Une vraie catastrophe écologique :
Un reportage Arte dénonce le trafic de sable au Maroc.
Dans un reportage publié récemment sur son site, la chaîne française Arte dénonce l’extraction illégale de sable au Maroc par des promoteurs immobiliers peu scrupuleux des lois et de l’environnement.
« Au pied des falaises de Larache, près de Tanger, personne ne vient à la plage. D’ailleurs, il n’y a plus de plage et depuis longtemps. Ici, hommes et animaux travaillent sous les cris, sous les coups. Des ânes, des bêtes de somme. De jeunes adolescents travaillent tout en bas de l’échelle d’un trafic très rentable: le trafic de sable qui maintient les petites mains dans la survie et la peur », commence ainsi le reportage intitulé « Maroc: la razzia sur le sable », publié sur la plateforme Arte TV le 22 janvier dernier (disponible jusqu’au 28 novembre 2023).
Dans son reportage filmé il y a deux ans, la chaîne revient sur le phénomène des marchands de sable clandestins qui servent les intérêts de promoteurs immobiliers vénaux. Aux premiers jalons de cette mafia, de jeunes adolescents ou adultes démunis qui ramassent le sable dans des paniers transportés à dos d’âne, un travail « caché », rémunéré environ 65 DH la journée.
Pas si caché que ça, révèle la journaliste Sophie Bontemps qui énonce que « tout le monde connaît l’existence de ce trafic dans la région ».
« Le sable, lentement, disparaît des plages. A Larache, comme partout sur le littoral marocain. L’extraction sauvage et illégale existe dans tout le pays. L’explosion de la construction a créé un marché clandestin. Puisqu’il est essentiel à la construction, le sable devient une matière précieuse et rentable. Après l’eau, c’est la deuxième matière première la plus recherchée et la plus consommée sur la planète. Il faut 2/3 de sable et de gravier, et 1/3 de ciment pour produire un volume de béton », explique-t-elle.
Dans un pays où la spéculation immobilière va bon train, le sable apparaît comme un marché juteux avec les risques de dérive que cela implique. Plus que le sable de plage, c’est le sable des dunes qui est convoité car dépourvu de chlorure de sodium, un composant qui, présent en trop grande quantité dans le sable, peut nuire à la qualité du béton, voire à terme le fissurer. Chaque année, le secteur du bâtiment dénombre près de 60.000 accidents. Un bâtiment s’effondre à Casablanca tous les trois mois.
« L’informel représente 55% des sables qui circulent au Maroc »

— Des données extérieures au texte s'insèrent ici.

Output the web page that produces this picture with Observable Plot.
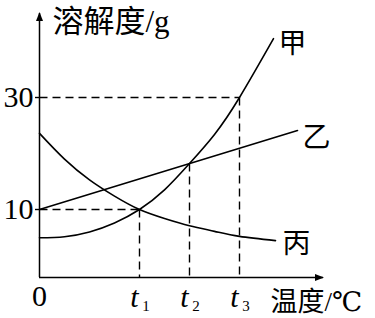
<!DOCTYPE html>
<html><head><meta charset="utf-8">
<script src="https://cdn.jsdelivr.net/npm/d3@7"></script>
<script src="https://cdn.jsdelivr.net/npm/@observablehq/plot@0.6"></script>
<style>body{margin:0;background:#fff}</style>
</head><body><div id="chart"></div>
<script>
// ---- data ----
const seriesNames = ["甲", "乙", "丙"];
const jiaX = [0, 0.5, 1, 1.5, 2, 2.5, 3, 3.5, 4, 4.68];
const jiaY = [4.95, 5.15, 6.0, 7.6, 10, 13.5, 18.2, 23.4, 30, 40.5];
const yiX = [0, 5.16];
const yiY = [10, 24.1];
const bingX = [0, 0.5, 1, 1.5, 2, 2.5, 3, 3.5, 4, 4.72];
const bingY = [23.6, 19, 15.3, 12.4, 10, 8.4, 7.1, 6.1, 5.2, 4.45];
const yTicks = [10, 30];
const tTicks = [2, 3, 4];
const tLabels = ["t", "t", "t"];
const tSubs = ["1", "2", "3"];
const tLevels = [10, 18.2, 30];
const xOrigin = [0];
const xOriginLabel = ["0"];
const yTitle = "溶解度/g";
const xTitle = "温度/℃";
const xMax = 5.68, yMin = -2.14, yMax = 45;

const toRows = (xs, ys, name) => xs.map((x, i) => ({x, y: ys[i], name}));
const series = [toRows(jiaX, jiaY, seriesNames[0]), toRows(yiX, yiY, seriesNames[1]), toRows(bingX, bingY, seriesNames[2])];
const rows = series.flat();
const ends = series.map(s => s[s.length - 1]);

const hLinks = yTicks.map(v => ({x1: 0, x2: tTicks[tLevels.indexOf(v)], y: v}));
const vLinks = tTicks.map((t, i) => ({x: t, y1: tLevels[i], y2: yMin}));

const serif = "'Liberation Serif', 'DejaVu Serif', 'Noto Sans CJK SC', serif";
const labelOffsets = [[5, 5], [5, 7], [7, 3.3]];

const plot = Plot.plot({
  width: 375, height: 318,
  marginLeft: 39, marginRight: 52, marginTop: 13, marginBottom: 41,
  x: {domain: [0, xMax]},
  y: {domain: [yMin, yMax]},
  style: {fontFamily: serif, color: "#000", background: "#fff"},
  marks: [
    Plot.link(hLinks, {x1: "x1", x2: "x2", y1: "y", y2: "y", stroke: "#000", strokeWidth: 1.4, strokeDasharray: "8,5"}),
    Plot.link(vLinks, {x1: "x", x2: "x", y1: "y1", y2: "y2", stroke: "#000", strokeWidth: 1.4, strokeDasharray: "8,5"}),
    Plot.line(rows, {x: "x", y: "y", z: "name", curve: "natural", stroke: "#000", strokeWidth: 1.6}),
    ...ends.map((d, i) => Plot.text([d], {x: "x", y: "y", text: "name", textAnchor: "start", dx: labelOffsets[i][0], dy: labelOffsets[i][1], fontSize: 28, fill: "#000"})),
    Plot.ruleX(xOrigin, {stroke: "#000", strokeWidth: 1.5, ariaDescription: "yaxisline"}),
    Plot.ruleY([yMin], {stroke: "#000", strokeWidth: 1.5, ariaDescription: "xaxisline"}),
    Plot.axisY({ticks: yTicks, tickSize: 4, tickPadding: 2, fontSize: 30, label: null, strokeWidth: 1.4}),
    Plot.axisX({ticks: xOrigin, tickFormat: (d, i) => xOriginLabel[i], tickSize: 0, tickPadding: 6.7, fontSize: 30, label: null}),
    Plot.axisX({ticks: tTicks, tickFormat: (d, i) => tLabels[i], tickSize: 0, tickPadding: 7.7, fontSize: 30, fontStyle: "italic", dx: -5, label: null}),
    Plot.axisX({ticks: tTicks, tickFormat: (d, i) => tSubs[i], tickSize: 0, tickPadding: 23, fontSize: 15, dx: 6.5, label: null}),
    Plot.text([yTitle], {frameAnchor: "top-left", textAnchor: "start", lineAnchor: "middle", dx: 13, dy: 8.3, fontSize: 31, fill: "#000"}),
    Plot.text([xTitle], {frameAnchor: "bottom-right", textAnchor: "start", lineAnchor: "middle", dx: -53, dy: 24.5, fontSize: 27, fill: "#000"})
  ]
});

// filled arrowheads on the axis lines
const svg = d3.select(plot);
const defs = svg.insert("defs", ":first-child");
defs.append("marker").attr("id", "axarrow").attr("markerUnits", "userSpaceOnUse")
  .attr("viewBox", "-10 -5 12 10").attr("refX", 0).attr("refY", 0)
  .attr("markerWidth", 12).attr("markerHeight", 10).attr("orient", "auto-start-reverse")
  .append("path").attr("d", "M1,0L-8,-3.5L-8,3.5Z").attr("fill", "#000");
svg.selectAll("g[aria-description=yaxisline] line").attr("marker-start", "url(#axarrow)");
svg.selectAll("g[aria-description=xaxisline] line").attr("marker-end", "url(#axarrow)");
document.getElementById("chart").append(plot);
</script>
</body></html>
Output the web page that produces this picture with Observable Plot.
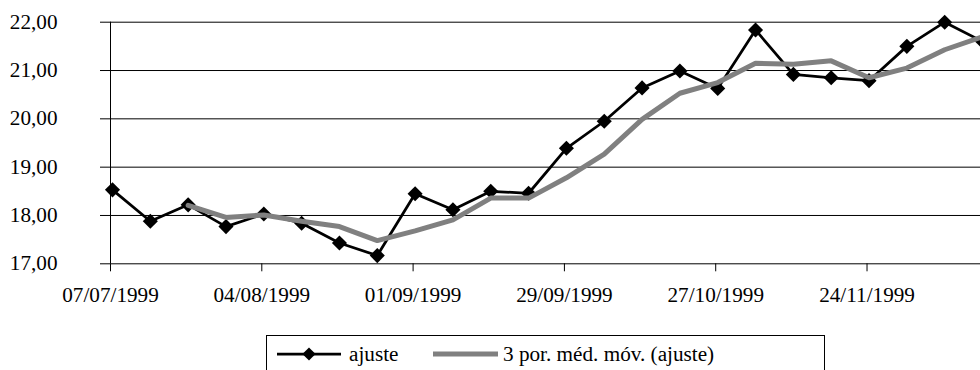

La caméra d’Arte lève le voile sur le vol du sable des dunes au sud de Casablanca, et met un coup de projecteur sur le combat d’une femme, Nadia (prénom modifié). « Ca fait maintenant cinq ans qu’ils sont là… il y avait des arbres avant, ils chassent tout le monde d’ici. Ils ont conquis cet endroit », témoigne cette femme vivant à proximité des dunes et qui souligne pourtant l’existence d’une loi de protection du littoral.
Pour s’être opposée à leurs activités illégales, Nadia s’est faite frappée violemment par les trafiquants, ainsi que sa famille. « Ils font régner la terreur ici. On a qu’à se taire, ils nous disent qu’on ne peut rien faire, rien », témoigne à son tour un parent de Nadia. Pour avoir filmé les trafiquants en question, les journalistes sont retenus au bureau du gouverneur local. « Le trafic des dunes est bien protégé et en haut lieu », conclut la reporter.
Aïcha Benmohammadi, géologue interviewée par le média, raconte également avoir été menacée de mort pour son combat contre le trafic de sable. « L’informel représente 55% des sables qui circulent au Maroc, soit plus de la moitié des 30 millions de tonnes achetées chaque année dans le pays », alerte la spécialiste qui attire l’attention sur le fait qu’il ne s’agit « peut-être même pas d’un sable propre à la construction ». « Certaines zones ne produisent que du décapage de la terre, vendu comme du sable. Nous n’avons aucune traçabilité avec l’informel ».
L’experte met également en garde au sujet des répercutions de ce trafic sur l’environnement : « la plage met plusieurs années à récupérer ».